Re: Web Publications via HTML Imports

On Sun, Jul 30, 2017 at 2:00 PM, Romain <rdeltour@gmail.com> wrote:

> And Resilient Web Design (implemented as a PWA, offlinable, with an app
> manifest):
>
>   https://resilientwebdesign.com/
>
>
I've been looking at this book, and liking what I see.

1. There's a useful starting point, an HTML file with a nav doc. A user,
when given the URL of the book, gets to see what it's about, and
immediately sees how to start reading.

2. Each resource contains link relations pointing to the table of contents,
the next resource, and the previous resource. One browser used to have UI
for rel="next", which makes it possible to read the entire book from
beginning to end without clicking a link.
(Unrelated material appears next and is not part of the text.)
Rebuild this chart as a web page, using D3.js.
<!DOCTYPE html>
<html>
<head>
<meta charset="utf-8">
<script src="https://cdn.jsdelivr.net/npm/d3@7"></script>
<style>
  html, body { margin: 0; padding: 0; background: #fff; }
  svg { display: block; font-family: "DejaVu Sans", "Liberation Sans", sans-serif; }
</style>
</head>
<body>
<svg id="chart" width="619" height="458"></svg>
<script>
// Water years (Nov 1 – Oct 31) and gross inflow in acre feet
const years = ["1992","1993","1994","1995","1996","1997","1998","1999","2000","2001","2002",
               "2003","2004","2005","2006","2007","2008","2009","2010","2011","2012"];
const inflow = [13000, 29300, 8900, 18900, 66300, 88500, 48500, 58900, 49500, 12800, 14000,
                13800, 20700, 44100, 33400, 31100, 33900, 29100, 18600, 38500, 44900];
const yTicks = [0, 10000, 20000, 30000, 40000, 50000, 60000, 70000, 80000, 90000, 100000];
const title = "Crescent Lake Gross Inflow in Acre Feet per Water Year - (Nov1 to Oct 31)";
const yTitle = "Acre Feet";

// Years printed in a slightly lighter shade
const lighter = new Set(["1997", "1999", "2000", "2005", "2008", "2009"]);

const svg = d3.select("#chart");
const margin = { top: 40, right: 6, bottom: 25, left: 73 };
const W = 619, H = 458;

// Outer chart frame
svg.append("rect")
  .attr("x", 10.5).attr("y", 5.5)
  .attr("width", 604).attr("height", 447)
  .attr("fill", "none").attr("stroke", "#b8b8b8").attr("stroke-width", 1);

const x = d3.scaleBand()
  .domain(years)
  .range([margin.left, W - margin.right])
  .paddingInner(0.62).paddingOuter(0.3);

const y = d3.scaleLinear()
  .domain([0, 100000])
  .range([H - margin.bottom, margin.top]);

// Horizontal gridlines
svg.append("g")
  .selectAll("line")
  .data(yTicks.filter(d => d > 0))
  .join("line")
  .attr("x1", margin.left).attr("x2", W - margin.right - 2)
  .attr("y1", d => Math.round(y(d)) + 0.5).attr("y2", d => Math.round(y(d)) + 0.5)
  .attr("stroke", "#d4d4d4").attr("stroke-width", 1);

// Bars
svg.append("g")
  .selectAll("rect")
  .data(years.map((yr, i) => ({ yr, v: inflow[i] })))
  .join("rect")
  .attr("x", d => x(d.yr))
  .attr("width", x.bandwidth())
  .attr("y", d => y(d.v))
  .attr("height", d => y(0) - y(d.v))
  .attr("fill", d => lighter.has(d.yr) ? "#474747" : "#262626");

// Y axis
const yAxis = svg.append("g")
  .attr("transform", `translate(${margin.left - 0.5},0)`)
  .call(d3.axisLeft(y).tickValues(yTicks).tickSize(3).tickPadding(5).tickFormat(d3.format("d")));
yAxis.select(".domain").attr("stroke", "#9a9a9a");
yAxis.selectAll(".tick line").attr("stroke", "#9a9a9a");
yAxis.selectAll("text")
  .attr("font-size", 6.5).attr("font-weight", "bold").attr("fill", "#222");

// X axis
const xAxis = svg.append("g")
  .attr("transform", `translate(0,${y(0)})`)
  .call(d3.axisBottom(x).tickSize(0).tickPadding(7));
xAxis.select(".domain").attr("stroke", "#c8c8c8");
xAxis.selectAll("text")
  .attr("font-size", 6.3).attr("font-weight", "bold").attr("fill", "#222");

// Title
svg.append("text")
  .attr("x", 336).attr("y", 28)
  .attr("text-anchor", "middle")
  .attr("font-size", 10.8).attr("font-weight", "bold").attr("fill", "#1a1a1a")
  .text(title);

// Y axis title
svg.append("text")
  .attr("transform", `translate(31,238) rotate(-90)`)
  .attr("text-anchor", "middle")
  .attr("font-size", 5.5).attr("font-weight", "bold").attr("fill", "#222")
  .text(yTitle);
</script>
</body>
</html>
That browser (Opera 12) also had
a feature to add a TOC to a "secondary browsing context", making nav always
available (see screenshot).

3. The book is completely functional even if JS is disabled (or CSS for
that matter).

4. The HTML is beautifully clean.

5. It works offline due to appcache and a service worker

This seems to be the state of the art for a book on the web today. But
there are still things I hope for:

A. It's hard to personalize, as browsers typically offer fewer easy ways to
change  font, font size, etc. than do EPUB reading systems.

B. Page search in the browser only searches the current chapter rather than
the whole publication.

C. Aside from the back-forward cache, browsers don't remember a user's
location in the book

D. Browsers don't take advantage of all that good link/@rel information

Still, this looks like a great starting point!